Price tier (local) Climate Room Heated floor recommendation
High Cold Primary bath Strong yes
High Cold Secondary bath Consider yes, budget-dependent
High Warm Primary bath Case-by-case; yes if competing homes are strong
Mid Cold Primary bath Good if margins allow and bath is a key selling point
Mid Warm Primary bath Probably no; focus on visual upgrades
Low Any Any room Usually no for flips; budget better spent elsewhere

A quick process you can reuse for every luxury flip

To make this practical, turn heated floor decisions into a repeatable mini-process for each project:

  • Step 1: Define your target buyer
    What price range? What expectations for comfort and luxury?
  • Step 2: Look at top comps
    Do competing listings mention radiant or heated floors? How strong are their primary suites?
  • Step 3: Check climate reality
    Will a buyer actually feel cold floors as a negative in this market?
  • Step 4: Evaluate your bathroom scope
    Are you already gutting and retile-ing the primary bath? If yes, radiant adds less friction.
  • Step 5: Run rough numbers
    Estimate 1k to 3k per main bathroom and weigh that against your target resale and margin.
  • Step 6: Decide per room
    Start with primary bath. Then see if secondary baths or key lower-level spaces justify the upgrade.

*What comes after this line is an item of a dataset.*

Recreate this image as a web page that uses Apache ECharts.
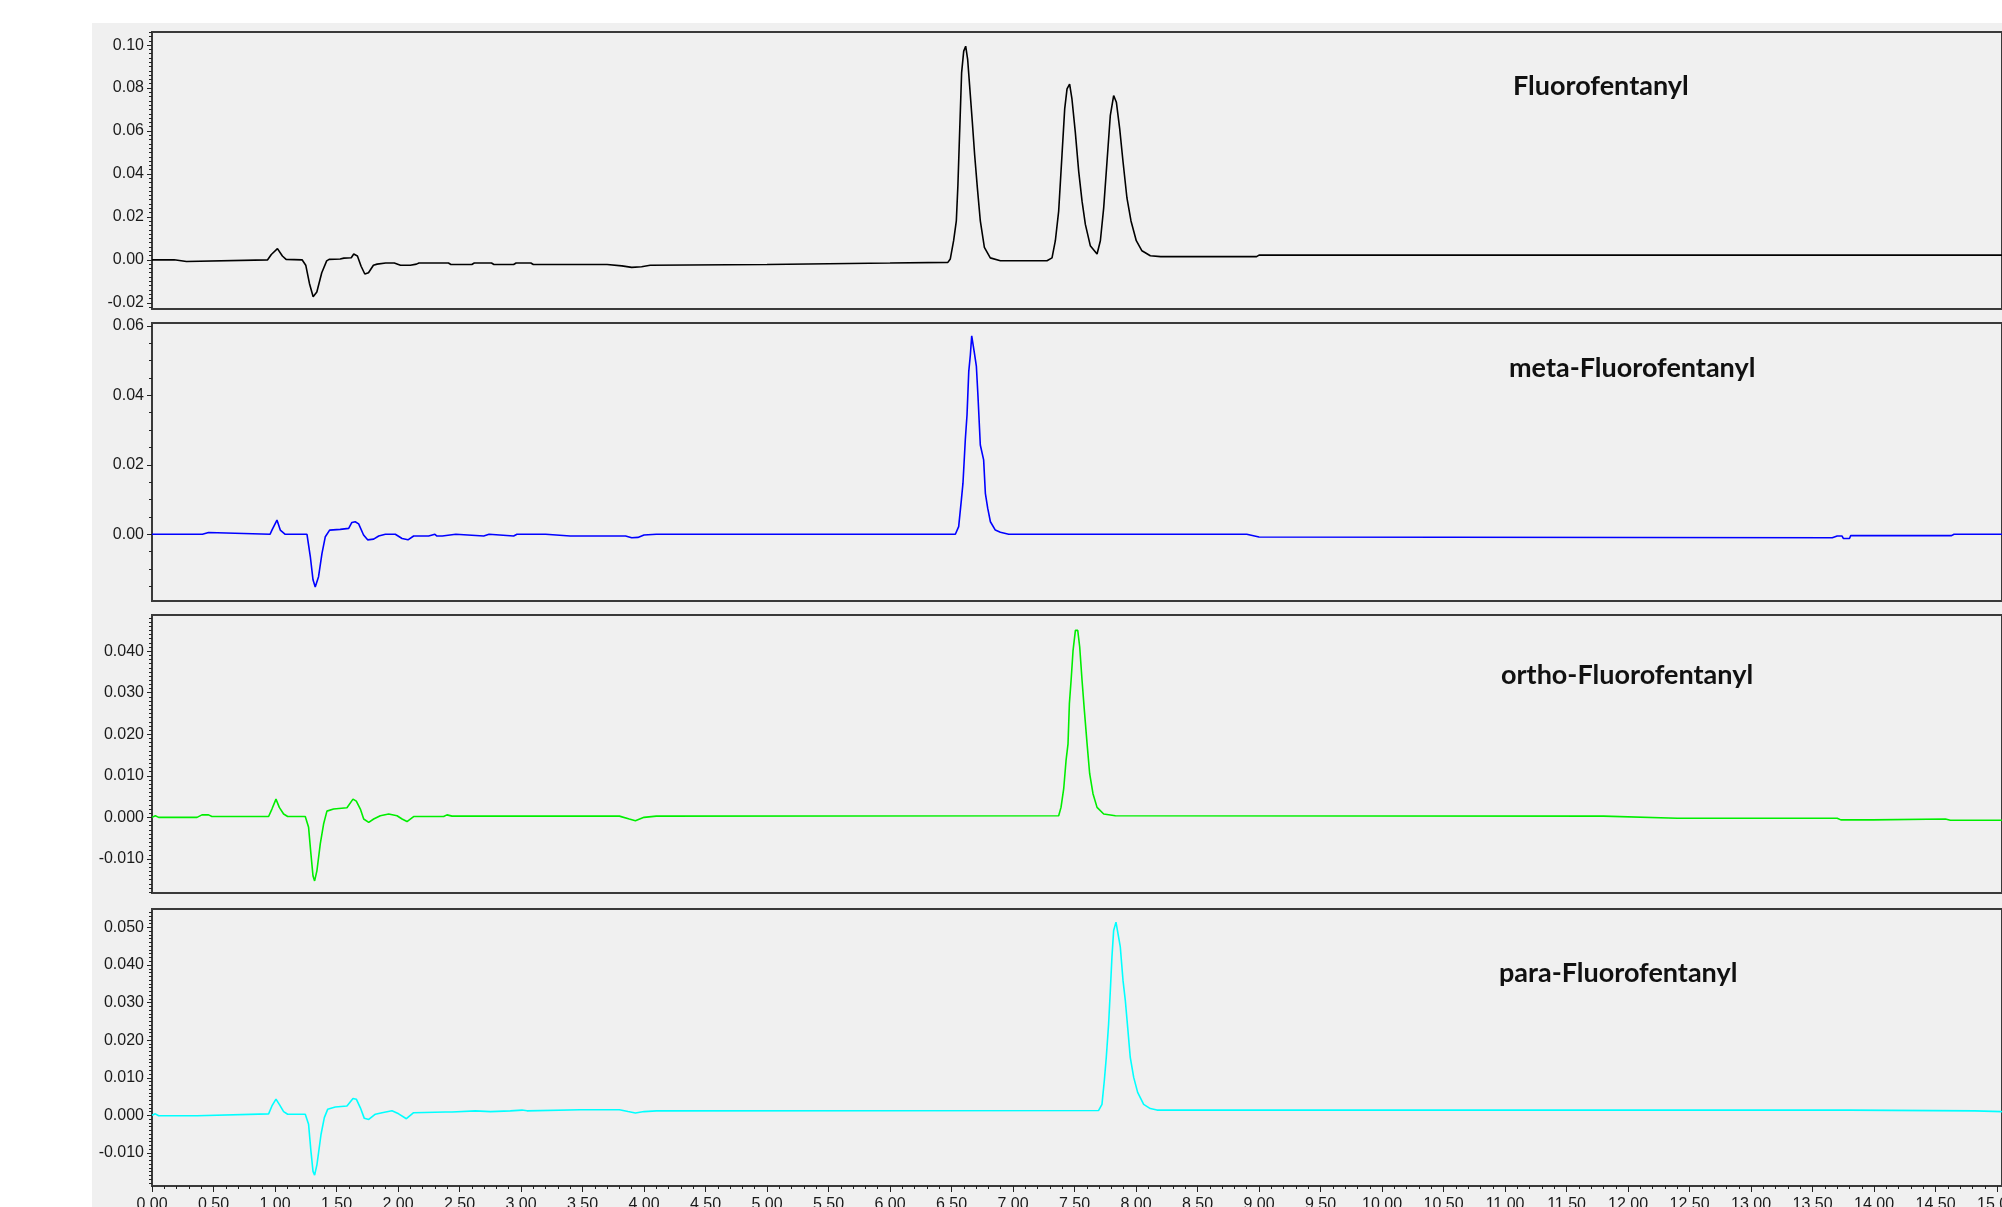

If you build that into your early planning, you will stop treating heated floors as an impulse upgrade and start treating them like a tool.

One last practical tip: keep a simple template sheet where you list room name, square footage, radiant cost estimate, and a quick “yes/no” reasoning. Review it before you lock your budget so every heated floor you install has a clear, written business case.